While CNCO became a sensation in Spanish-language countries very early on, it wasn’t until 2017 that they first dabbled in Spanglish with a remix of their single, “Reggaetón Lento (Bailemos),” featuring Little Mix; then again with a Meghan Trainor- and Sean Paul-assisted remix of “Hey DJ” in 2018. According to CNCO, the Spanglish in their music needed to sound “genuine” and “not forced”; so they took things a step further in February, with the release of “Pretend” — their very own first Spanglish single — a move that seemed to signal an obvious shift toward the English-language market.

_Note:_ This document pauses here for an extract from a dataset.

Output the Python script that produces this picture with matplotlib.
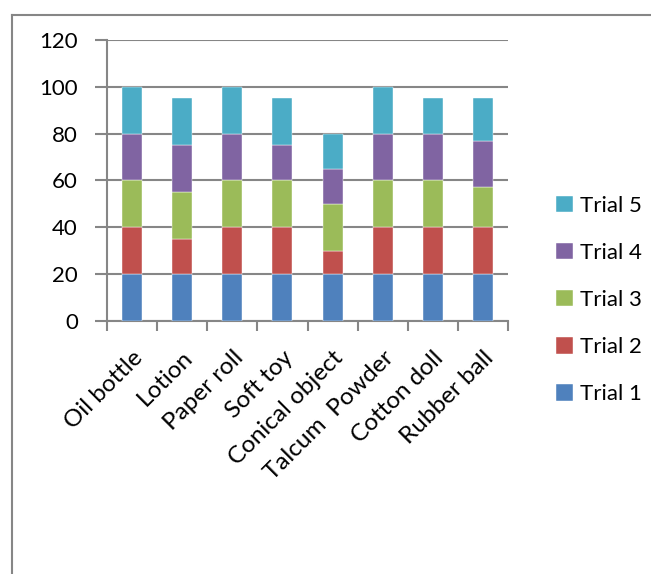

“It was more to just to test the waters because we have so many non-Spanish speaking fans,” Camacho says of the track. The song happens to sample “Rhythm of the Night” from DeBarge, which referenced the band members’ childhoods, recalling their family members singing the song in the living room. But CNCO didn’t want to abandon the Spanish language in their track. “To be recording it just in English, it didn’t feel like [you could] dance to it, so we had to add our Spanish into it. It just became very Spanglish as we’re all kind of Spanglish now,” he adds.
CNCO kicked off their next foray into Spanglish songwriting with their latest single, “De Cero” — a track that details starting from scratch with a girl and making it work. And with its release, the band is inching closer to a full-on global crossover. They’ve even approached the sound differently than with their other songs and albums; CNCO enlisted Colombian producers Icon Music, with whom they wrote and recorded three songs on their latest album: “No Me Sueltes,” “Mamita” and “Bonita.”
Of course, on the surface, it would be easy to compare CNCO to Menudo, but the quintet has taken cues from a gamut of boy bands that reach beyond the 1980s Puerto Rican group. From One Direction, CNCO has been inspired by the way that they act on stage and interact with their fans; they’ve also been heavily influenced by ‘NSync’s dancing skills. “We take little tips in the way that [these bands] handle themselves so that we can adapt to how the music industry is now, and where our roads go,” says Camacho. CNCO even acknowledges that previous works by Backstreet Boys and ‘Nsync helped inform their 2018 track, “Fiesta en Mi Casa.” The group, however, maintains that their harmony just naturally comes from being a boy band.
Though CNCO has found inspiration from boy bands of the past, their shared Latinidad has been central to establishing themselves as a group of their own; and with all band members coming from completely different cultures and backgrounds, they bring more widespread Latino representation to the mainstream pop landscape. De Jesús is from Puerto Rico; Vélez is from Ecuador; Colón is from Cuba; born in New York, Camacho grew up in the Dominican Republic, and Pimental, who was raised in California, is of Mexican descent. “That has been like a mark of CNCO—we’re [a] boy band that has different cultures, different nationalities, so I think that has an effect on a lot of our fans because everybody can relate,” says Camacho. Most importantly, he thinks their band also helps unite the Latin community as a whole: “I see that as what we do and who we are.”